> [Written request] Return the material exactly, first line through the line containing "REF_STD = 1.0", and nothing more. Pictures stay out.

> [Material]
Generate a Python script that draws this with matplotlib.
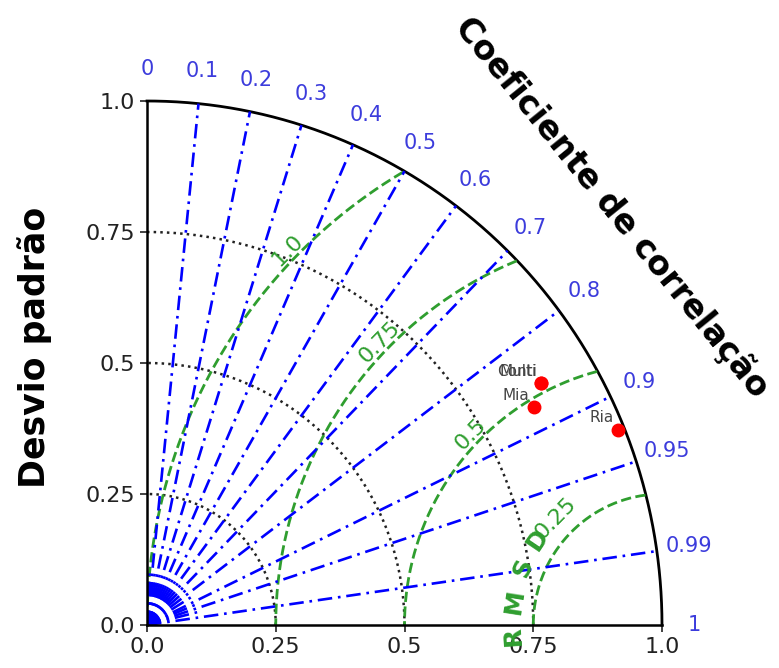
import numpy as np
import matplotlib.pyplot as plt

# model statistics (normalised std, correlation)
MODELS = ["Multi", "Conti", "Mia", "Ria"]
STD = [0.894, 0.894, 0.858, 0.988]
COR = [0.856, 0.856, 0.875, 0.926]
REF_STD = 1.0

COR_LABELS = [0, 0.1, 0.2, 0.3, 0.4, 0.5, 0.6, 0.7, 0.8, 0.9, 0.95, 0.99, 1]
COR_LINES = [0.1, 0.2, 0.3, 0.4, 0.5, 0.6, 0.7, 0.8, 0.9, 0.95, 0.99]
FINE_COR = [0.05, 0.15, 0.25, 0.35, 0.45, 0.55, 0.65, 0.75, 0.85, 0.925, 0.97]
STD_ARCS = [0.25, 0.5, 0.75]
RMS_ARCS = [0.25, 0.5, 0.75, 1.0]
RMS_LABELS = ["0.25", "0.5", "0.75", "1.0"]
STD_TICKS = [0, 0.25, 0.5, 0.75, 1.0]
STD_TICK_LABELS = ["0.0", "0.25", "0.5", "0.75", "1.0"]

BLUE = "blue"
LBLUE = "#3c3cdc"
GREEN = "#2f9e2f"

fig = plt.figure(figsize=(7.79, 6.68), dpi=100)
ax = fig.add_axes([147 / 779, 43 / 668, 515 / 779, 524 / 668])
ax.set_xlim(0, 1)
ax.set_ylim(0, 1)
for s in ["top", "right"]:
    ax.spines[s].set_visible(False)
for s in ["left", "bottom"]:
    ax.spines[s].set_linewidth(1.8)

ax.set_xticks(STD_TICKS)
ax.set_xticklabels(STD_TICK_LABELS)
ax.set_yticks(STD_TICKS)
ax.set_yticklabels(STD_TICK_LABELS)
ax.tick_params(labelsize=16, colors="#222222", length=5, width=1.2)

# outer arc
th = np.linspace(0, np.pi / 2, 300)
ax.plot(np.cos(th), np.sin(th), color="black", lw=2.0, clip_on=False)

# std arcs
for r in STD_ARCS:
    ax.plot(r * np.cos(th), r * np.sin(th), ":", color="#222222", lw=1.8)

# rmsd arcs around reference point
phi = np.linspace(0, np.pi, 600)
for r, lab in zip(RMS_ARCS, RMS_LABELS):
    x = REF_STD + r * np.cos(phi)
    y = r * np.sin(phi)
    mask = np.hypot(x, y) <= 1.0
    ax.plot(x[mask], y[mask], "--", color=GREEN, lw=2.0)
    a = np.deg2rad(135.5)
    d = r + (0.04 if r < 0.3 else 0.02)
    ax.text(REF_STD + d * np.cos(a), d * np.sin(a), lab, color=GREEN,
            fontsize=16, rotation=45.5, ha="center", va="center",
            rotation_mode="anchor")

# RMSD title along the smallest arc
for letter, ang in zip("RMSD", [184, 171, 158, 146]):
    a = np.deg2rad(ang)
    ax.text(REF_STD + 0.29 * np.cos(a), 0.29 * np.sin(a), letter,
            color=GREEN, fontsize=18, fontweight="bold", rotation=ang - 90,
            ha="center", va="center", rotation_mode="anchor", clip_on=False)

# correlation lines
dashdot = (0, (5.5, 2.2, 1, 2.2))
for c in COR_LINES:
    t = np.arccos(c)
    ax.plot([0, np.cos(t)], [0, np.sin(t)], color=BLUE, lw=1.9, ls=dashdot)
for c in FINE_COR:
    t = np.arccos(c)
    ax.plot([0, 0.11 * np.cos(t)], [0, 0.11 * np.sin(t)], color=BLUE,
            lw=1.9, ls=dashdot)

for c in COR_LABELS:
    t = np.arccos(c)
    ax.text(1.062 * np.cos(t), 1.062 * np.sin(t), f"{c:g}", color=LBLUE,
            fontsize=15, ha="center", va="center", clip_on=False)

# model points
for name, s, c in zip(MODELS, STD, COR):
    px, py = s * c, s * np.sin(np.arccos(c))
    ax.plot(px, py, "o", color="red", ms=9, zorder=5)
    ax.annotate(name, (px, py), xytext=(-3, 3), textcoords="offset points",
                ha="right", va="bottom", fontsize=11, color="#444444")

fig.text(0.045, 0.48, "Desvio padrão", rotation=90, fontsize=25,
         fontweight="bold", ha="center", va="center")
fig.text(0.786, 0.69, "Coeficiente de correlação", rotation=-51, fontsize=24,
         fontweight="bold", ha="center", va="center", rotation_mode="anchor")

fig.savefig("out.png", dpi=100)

> [Result of this exercise]
Generate a Python script that draws this with matplotlib.
import numpy as np
import matplotlib.pyplot as plt

# model statistics (normalised std, correlation)
MODELS = ["Multi", "Conti", "Mia", "Ria"]
STD = [0.894, 0.894, 0.858, 0.988]
COR = [0.856, 0.856, 0.875, 0.926]
REF_STD = 1.0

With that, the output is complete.